Stated exercise:
Tally every line of the material that includes "with", then give the tally and nothing else.

Material:
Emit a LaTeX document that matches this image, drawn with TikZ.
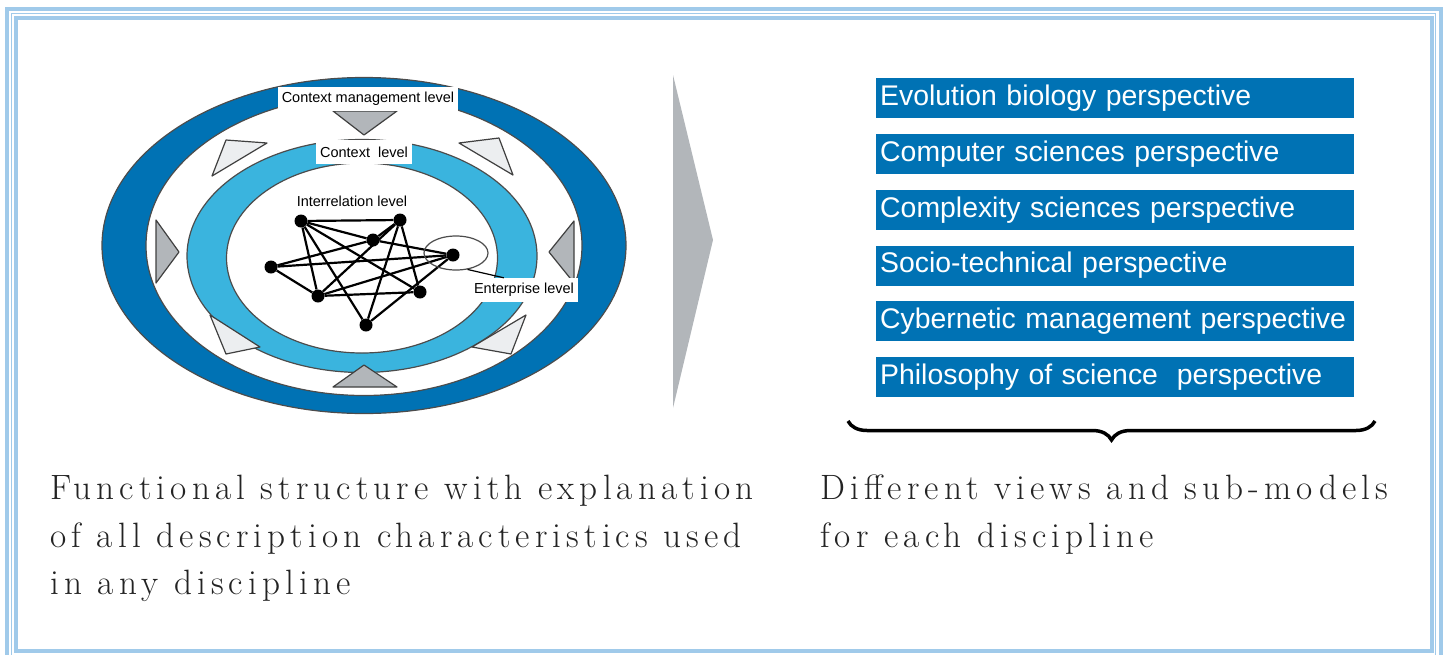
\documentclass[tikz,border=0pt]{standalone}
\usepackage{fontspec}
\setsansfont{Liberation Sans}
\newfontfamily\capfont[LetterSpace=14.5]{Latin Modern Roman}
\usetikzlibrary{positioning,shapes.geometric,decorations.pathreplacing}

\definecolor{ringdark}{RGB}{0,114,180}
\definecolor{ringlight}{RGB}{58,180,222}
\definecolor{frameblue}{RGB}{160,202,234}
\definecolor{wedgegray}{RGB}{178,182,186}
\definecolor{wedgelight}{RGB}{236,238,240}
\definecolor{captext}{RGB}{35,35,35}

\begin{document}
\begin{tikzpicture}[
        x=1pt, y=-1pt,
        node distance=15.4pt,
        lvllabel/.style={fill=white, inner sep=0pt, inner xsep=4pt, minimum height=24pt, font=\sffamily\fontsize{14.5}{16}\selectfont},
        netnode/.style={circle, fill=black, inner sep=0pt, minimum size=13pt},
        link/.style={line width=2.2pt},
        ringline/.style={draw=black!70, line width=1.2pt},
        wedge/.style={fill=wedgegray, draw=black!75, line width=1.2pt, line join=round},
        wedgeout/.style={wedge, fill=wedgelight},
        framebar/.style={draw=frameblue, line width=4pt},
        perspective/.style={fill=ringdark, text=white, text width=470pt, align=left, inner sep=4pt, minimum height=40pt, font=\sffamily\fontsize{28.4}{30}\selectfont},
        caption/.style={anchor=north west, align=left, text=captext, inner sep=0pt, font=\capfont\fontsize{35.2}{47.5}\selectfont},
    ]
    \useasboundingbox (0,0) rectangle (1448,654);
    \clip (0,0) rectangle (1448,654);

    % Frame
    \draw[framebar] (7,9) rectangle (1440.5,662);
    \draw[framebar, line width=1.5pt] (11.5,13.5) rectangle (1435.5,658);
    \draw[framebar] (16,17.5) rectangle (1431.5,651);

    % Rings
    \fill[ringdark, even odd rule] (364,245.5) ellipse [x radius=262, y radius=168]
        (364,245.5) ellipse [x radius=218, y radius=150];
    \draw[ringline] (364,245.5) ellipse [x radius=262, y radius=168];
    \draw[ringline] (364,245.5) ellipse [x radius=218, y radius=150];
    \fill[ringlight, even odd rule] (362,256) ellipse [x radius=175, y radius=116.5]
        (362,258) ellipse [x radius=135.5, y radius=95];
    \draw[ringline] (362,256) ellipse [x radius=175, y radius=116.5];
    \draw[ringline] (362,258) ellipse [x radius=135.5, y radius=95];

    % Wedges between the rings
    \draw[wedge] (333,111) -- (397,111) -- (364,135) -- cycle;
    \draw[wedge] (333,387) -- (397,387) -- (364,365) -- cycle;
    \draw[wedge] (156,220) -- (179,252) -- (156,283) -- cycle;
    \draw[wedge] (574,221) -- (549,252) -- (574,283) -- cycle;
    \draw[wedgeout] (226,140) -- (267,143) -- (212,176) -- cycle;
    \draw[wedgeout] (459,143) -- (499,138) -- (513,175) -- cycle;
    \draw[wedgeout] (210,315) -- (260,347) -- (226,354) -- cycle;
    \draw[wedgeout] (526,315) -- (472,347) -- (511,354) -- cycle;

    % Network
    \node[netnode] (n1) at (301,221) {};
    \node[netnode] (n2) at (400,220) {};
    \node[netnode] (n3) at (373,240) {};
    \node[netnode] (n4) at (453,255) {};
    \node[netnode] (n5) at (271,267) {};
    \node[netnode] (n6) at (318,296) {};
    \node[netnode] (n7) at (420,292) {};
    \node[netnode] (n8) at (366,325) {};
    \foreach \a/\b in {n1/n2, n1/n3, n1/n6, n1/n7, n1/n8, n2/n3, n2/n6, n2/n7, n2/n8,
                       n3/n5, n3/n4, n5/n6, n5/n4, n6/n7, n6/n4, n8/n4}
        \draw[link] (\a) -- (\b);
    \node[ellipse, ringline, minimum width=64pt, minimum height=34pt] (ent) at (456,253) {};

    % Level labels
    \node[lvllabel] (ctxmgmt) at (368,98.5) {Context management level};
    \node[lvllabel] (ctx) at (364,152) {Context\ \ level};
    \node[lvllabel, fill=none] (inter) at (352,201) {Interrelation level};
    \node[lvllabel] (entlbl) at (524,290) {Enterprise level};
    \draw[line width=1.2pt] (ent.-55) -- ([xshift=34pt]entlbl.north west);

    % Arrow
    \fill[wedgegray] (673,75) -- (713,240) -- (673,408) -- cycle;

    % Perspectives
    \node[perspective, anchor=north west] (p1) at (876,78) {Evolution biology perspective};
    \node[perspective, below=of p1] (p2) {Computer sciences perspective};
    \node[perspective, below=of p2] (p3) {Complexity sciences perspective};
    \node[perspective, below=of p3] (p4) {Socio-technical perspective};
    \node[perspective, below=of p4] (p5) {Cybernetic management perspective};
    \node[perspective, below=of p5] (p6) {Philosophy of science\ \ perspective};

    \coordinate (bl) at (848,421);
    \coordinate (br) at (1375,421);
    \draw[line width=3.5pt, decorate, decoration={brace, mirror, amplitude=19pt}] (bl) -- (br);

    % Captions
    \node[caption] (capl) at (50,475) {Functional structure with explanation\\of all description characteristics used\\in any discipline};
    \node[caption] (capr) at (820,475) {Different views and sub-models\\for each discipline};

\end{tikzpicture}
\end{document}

The answer:
2